Utahns for Ethical Government
September 7, 2010
Dear legislative candidates,
We would appreciate your answers to the following five questions. Please respond within the next 2½ weeks--by Friday, September 24th [now Tuesday, September 28th]--by hitting the reply button on this email and checking your answer in the blank spaces provided. We believe that interested voters have a right to know your position on our legislative ethics initiative, and we will post these responses on our website and release them to the media. Please include your name at the bottom of your response to facilitate an accurate tabulation.

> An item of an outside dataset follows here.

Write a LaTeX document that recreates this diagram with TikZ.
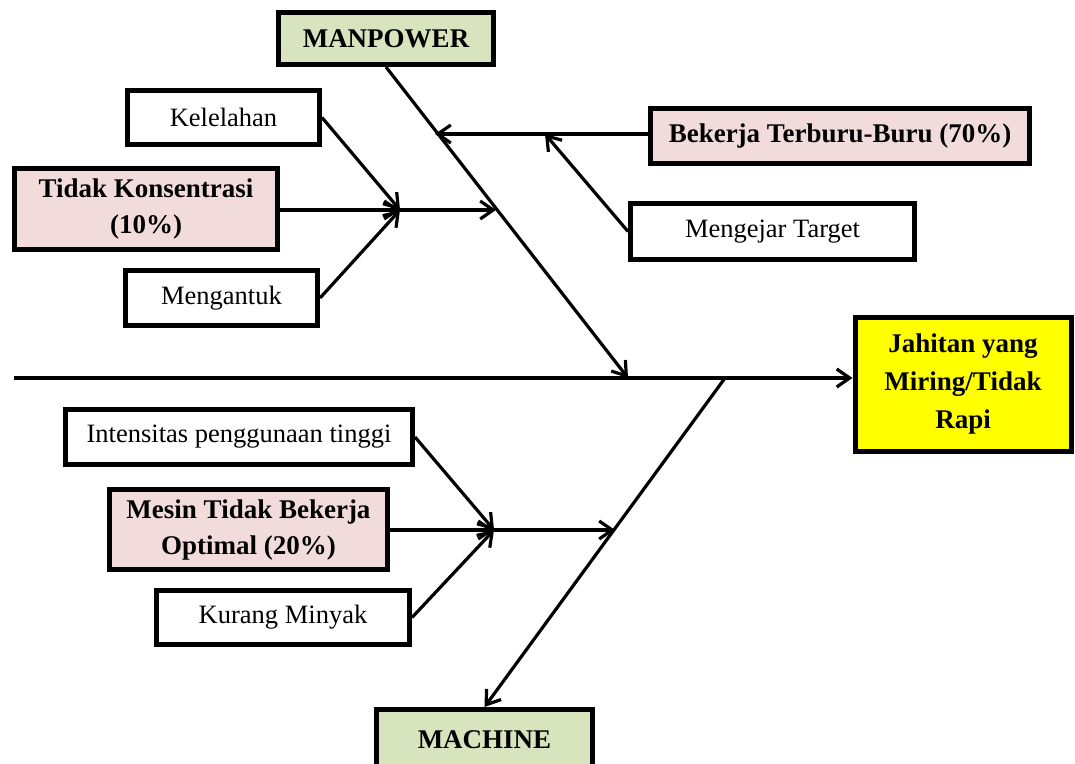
\documentclass[tikz,border=0pt]{standalone}
\usepackage{fontspec}
\setmainfont{Liberation Serif}
\usetikzlibrary{arrows.meta}
\definecolor{boneGreen}{HTML}{D7E4BD}
\definecolor{causePink}{HTML}{F2DCDB}
\definecolor{effectYellow}{HTML}{FFFF00}
\begin{document}
\begin{tikzpicture}[x=1pt,y=-1pt,
  box/.style={draw=black,line width=5pt,fill=white,align=center,inner sep=0pt,
              font=\fontsize{26.5}{35}\selectfont},
  boldbox/.style={box,font=\fontsize{27}{36}\selectfont\bfseries},
  arr/.style={line width=3.2pt,-{Straight Barb[length=13pt,width=18pt]}}]
\useasboundingbox (0,0) rectangle (1075,763);

% category heads and the effect
\node[boldbox,fill=boneGreen,minimum width=215,minimum height=52] (mp) at (386,38.5) {MANPOWER};
\node[boldbox,fill=boneGreen,minimum width=216,minimum height=60] (mac) at (484.5,739.5) {MACHINE};
\node[boldbox,fill=effectYellow,minimum width=216,minimum height=134,font=\fontsize{27}{38}\selectfont\bfseries] (jah) at (963,384) {Jahitan yang\\Miring/Tidak\\Rapi};

% causes under MANPOWER
\node[box,minimum width=192,minimum height=54] (kel) at (223.5,117.5) {Kelelahan};
\node[boldbox,fill=causePink,minimum width=263,minimum height=81] (tk) at (146,209) {Tidak Konsentrasi\\(10\%)};
\node[box,minimum width=192,minimum height=55] (men) at (221.5,298) {Mengantuk};
\node[boldbox,fill=causePink,minimum width=379,minimum height=55] (bek) at (840,136) {Bekerja Terburu-Buru (70\%)};
\node[box,minimum width=284,minimum height=56] (mt) at (772.5,231.5) {Mengejar Target};

% causes under MACHINE
\node[box,minimum width=347,minimum height=55] (int) at (239,437) {Intensitas penggunaan tinggi};
\node[boldbox,fill=causePink,minimum width=278,minimum height=80] (mes) at (248.5,529.5) {Mesin Tidak Bekerja\\Optimal (20\%)};
\node[box,minimum width=253,minimum height=54] (kur) at (283,617.5) {Kurang Minyak};

% junction points
\coordinate (tail) at (14,378);
\coordinate (mpfoot) at (628,378);
\coordinate (macroot) at (725,378);
\coordinate (tkjoin) at (400,210);
\coordinate (tkbone) at (496,210);
\coordinate (bekbone) at (435,134);
\coordinate (mtjoin) at (545,134);
\coordinate (mesjoin) at (494,530);
\coordinate (mesbone) at (615,530);

% spine and main bones
\draw[arr] (tail) -- (tail -| jah.west);
\draw[arr] (mp.south) -- (mpfoot);
\draw[arr] (macroot) -- (mac.north);

% MANPOWER branches
\draw[arr] (kel.east) -- (tkjoin);
\draw[arr] (men.east) -- (tkjoin);
\draw[arr] (tk.east |- tkjoin) -- (tkjoin);
\draw[arr] (tkjoin) -- (tkbone);
\draw[arr] (bek.west |- bekbone) -- (bekbone);
\draw[arr] (mt.west) -- (mtjoin);

% MACHINE branches
\draw[arr] (int.east) -- (mesjoin);
\draw[arr] (kur.east) -- (mesjoin);
\draw[arr] (mes.east |- mesjoin) -- (mesjoin);
\draw[arr] (mesjoin) -- (mesbone);
\end{tikzpicture}
\end{document}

1) Do you support the ethics reform initiative of Utahns for Ethical Government that would establish a strict code of conduct for the Utah Legislature and a genuinely independent ethics commission to advise the Utah Legislature? (The full initiative can be accessed on each subpage of our website under “Full Petition.” www.utahethics.org )
Yes _____
No __X___
2) If you answered yes to question number 1, skip to question 4. If you answered no, do you support the initiative if you take into account that if the initiative is passed by the voters, the Legislature itself can amend the initiative to clarify any unintended ambiguity that might cause unintended consequences?
Yes ___
No __X__
3) If you do not personally support the ethics initiative, are you nonetheless willing to support the constitutional right of Utah voters to vote on our initiative without new roadblocks from the Legislature?
Yes __X___
No _____
4) If you are elected, will you oppose changes to Utah’s initiative laws that would make it more difficult for an initiative to get on the ballot (for example, raising the number of signatures required, making electronic signatures invalid)?
Yes _____
No __X__
5) If you are elected, would you support lowering the number of Senate Districts or the number of signatures required to place an initiative on the ballot?
Yes ____
No __X__
Comments/Clarifications? _The Ethics Reform initiative as it is currently constituted is well intended but over reaching and will have significant unintended consequences. We need simpler reforms that are rooted in common sense without trying to create a complex construct of behavior management for elected officials. Some behaviors should simply be criminalized rather than deemed “unethical”. However, other perceived misbehavior can simply be dealt with by the voters at the ballot box.
Also, due to the nature of our republic and the responsibility each citizen has to participate in our process, I believe that maintaining the minimum standard for signatures required to get initiatives on the ballot is good policy. I do believe that physical signatures should be required rather than being electronically submitted due to the ease in which misinformation and popular spirits pervade such a medium. Keeping ballots, votes, and signatures in the real realm will protect our republic from the mobocracy and vacillating dispositions of the virtual realm.
MORE THOUGHTS NOT INCLUDED IN THE QUESTOINNAIRE:
I kept my response in the email brief but here are a couple of ideas that I support for ethics reform:
1. Elected officials should have a 1 year cooling off period before becoming lobbyists
2. Campaing contributions should never be transferable to a candidate for personal use but should be given to a charity or other worthy cause when that candidate has ended his or her political ventures.
3. Officials should not accept gifts of any kind from lobbyists (with the exception of a group meal at a large gathering).
4. Officials should not harass, intimidate, or manipulate state employees whose jobs may affect the interests of a candidate.
These are simple and straightforward reforms. The initiative proposed has many complicated and confusing constructs that would hurt more than help our state.